Democratic senators Edward J. Markey of Massachusetts and Nydia Velázquez of New York, both members of the U.S. Senate Committee on Small Business and Entrepreneurship, issued an even more pointed rebuke, calling the policy a “devastating attack on immigrant entrepreneurs.” In their joint statement, they accused the Trump administration of “stoking the flames of hatred, spreading fear and confusion among immigrants and small business owners.” Their criticism highlighted the contradiction of barring legal permanent residents—people who have followed proper immigration procedures and been granted lawful status—from accessing business loans while simultaneously claiming to support legal immigration. The senators characterized the policy as choosing “hatred” over supporting hardworking legal immigrants, and concluded bluntly: “The administration’s message to immigrants is clear: You are not welcome to pursue the American Dream.”
Broader Implications for American Entrepreneurship and Economy
This policy shift raises fundamental questions about America’s relationship with legal immigration and economic opportunity. Green card holders are not temporary visitors or undocumented immigrants—they are legal permanent residents who have undergone extensive vetting, often waiting years or even decades for their status. Many have established families, purchased homes, paid taxes, and contributed to their communities for years before becoming eligible for citizenship. The new SBA restrictions create a two-tiered system where legal residents can work in America, pay American taxes, and contribute to Social Security and Medicare, but cannot access the same business development resources as citizens, even though they face the same market challenges and economic risks.

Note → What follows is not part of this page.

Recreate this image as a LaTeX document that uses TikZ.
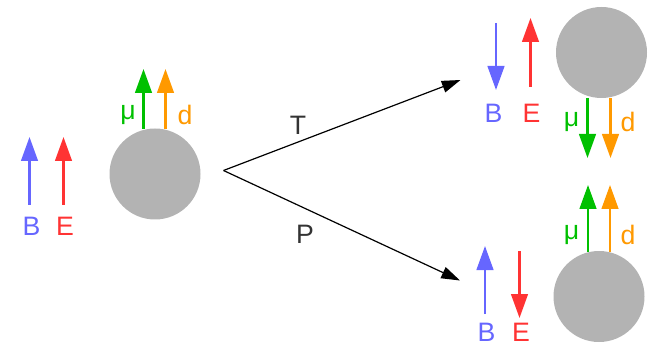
\documentclass[tikz,border=0pt]{standalone}
\usepackage{fontspec}
\setmainfont{Liberation Sans}
\usetikzlibrary{arrows.meta}
\definecolor{cB}{HTML}{6666FF}
\definecolor{cE}{HTML}{FF3333}
\definecolor{cmu}{HTML}{00C000}
\definecolor{cd}{HTML}{FF9900}
\definecolor{cball}{HTML}{B3B3B3}
\definecolor{ctxt}{HTML}{333333}
\begin{document}
\begin{tikzpicture}[x=0.75pt,y=-0.75pt,
  ball/.style={circle,fill=cball,draw=none,minimum size=91*0.75pt,inner sep=0pt},
  vec/.style={line width=1.8pt,-{Triangle[length=18pt,width=12.5pt]}},
  conn/.style={line width=0.9pt,draw=black,-{Triangle[length=14pt,width=9pt]}},
  lbl/.style={font=\fontsize{20}{22}\selectfont,inner sep=0pt}]
\useasboundingbox (0,0) rectangle (656,345);
% left
\node[ball] (b0) at (155,174) {};
\coordinate (b0mu1) at (143.5,129); \coordinate (b0mu2) at (143.5,69);
\coordinate (b0d1) at (165.5,129); \coordinate (b0d2) at (165.5,69);
\draw[vec,cmu] (b0mu1) -- (b0mu2);
\draw[vec,cd] (b0d1) -- (b0d2);
\node[lbl,text=cmu] (l0mu) at (128,115) {μ};
\node[lbl,text=cd] (l0d) at (185,115) {d};
\coordinate (B0a) at (29.5,205); \coordinate (B0b) at (29.5,137);
\coordinate (E0a) at (63.5,205); \coordinate (E0b) at (63.5,137);
\draw[vec,cB] (B0a) -- (B0b);
\draw[vec,cE] (E0a) -- (E0b);
\node[lbl,text=cB] (lB0) at (31.5,226) {B};
\node[lbl,text=cE] (lE0) at (65,226) {E};
% connectors
\coordinate (v) at (223.5,170.5);
\coordinate (tT) at (460.5,80);
\coordinate (tP) at (460,280.5);
\draw[conn] (v) -- (tT);
\draw[conn] (v) -- (tP);
\node[lbl,text=ctxt] (lT) at (298,125) {T};
\node[lbl,text=ctxt] (lP) at (305,234) {P};
% top right
\node[ball] (b1) at (601.5,52.5) {};
\coordinate (b1mu1) at (587.5,98); \coordinate (b1mu2) at (587.5,158);
\coordinate (b1d1) at (610.5,98); \coordinate (b1d2) at (610.5,158);
\draw[vec,cmu] (b1mu1) -- (b1mu2);
\draw[vec,cd] (b1d1) -- (b1d2);
\node[lbl,text=cmu] (l1mu) at (571.5,122) {μ};
\node[lbl,text=cd] (l1d) at (628,122) {d};
\coordinate (B1a) at (496,23); \coordinate (B1b) at (496,90);
\coordinate (E1a) at (530.5,87); \coordinate (E1b) at (530.5,18);
\draw[vec,cB] (B1a) -- (B1b);
\draw[vec,cE] (E1a) -- (E1b);
\node[lbl,text=cB] (lB1) at (493.5,113) {B};
\node[lbl,text=cE] (lE1) at (531.5,113) {E};
% bottom right
\node[ball] (b2) at (599,296.5) {};
\coordinate (b2mu1) at (588,252); \coordinate (b2mu2) at (588,185);
\coordinate (b2d1) at (610,252); \coordinate (b2d2) at (610,185);
\draw[vec,cmu] (b2mu1) -- (b2mu2);
\draw[vec,cd] (b2d1) -- (b2d2);
\node[lbl,text=cmu] (l2mu) at (571.5,235) {μ};
\node[lbl,text=cd] (l2d) at (628,235) {d};
\coordinate (B2a) at (485,314); \coordinate (B2b) at (485,246);
\coordinate (E2a) at (519.5,251); \coordinate (E2b) at (519.5,318);
\draw[vec,cB] (B2a) -- (B2b);
\draw[vec,cE] (E2a) -- (E2b);
\node[lbl,text=cB] (lB2) at (486.5,332) {B};
\node[lbl,text=cE] (lE2) at (521,332) {E};
\end{tikzpicture}
\end{document}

The economic impact could extend beyond the individuals directly affected. Research consistently shows that immigrant entrepreneurs play a disproportionately important role in American innovation and job creation. Immigrant-founded companies have created millions of jobs for American workers—both immigrant and native-born—and contributed substantially to economic growth in communities across the country. By restricting access to business capital based solely on citizenship status rather than business viability, creditworthiness, or job creation potential, the policy may inadvertently hamper economic growth in the communities these businesses serve. Furthermore, the restriction may push talented entrepreneurs toward alternative funding sources with less favorable terms or toward starting businesses in other countries where their legal status doesn’t disqualify them from government-supported business programs, potentially representing a competitive disadvantage for American communities that could benefit from these enterprises. As the March 1st implementation date approaches, the tension between immigration restrictions and economic growth objectives will likely continue generating debate about what truly serves American workers and communities best.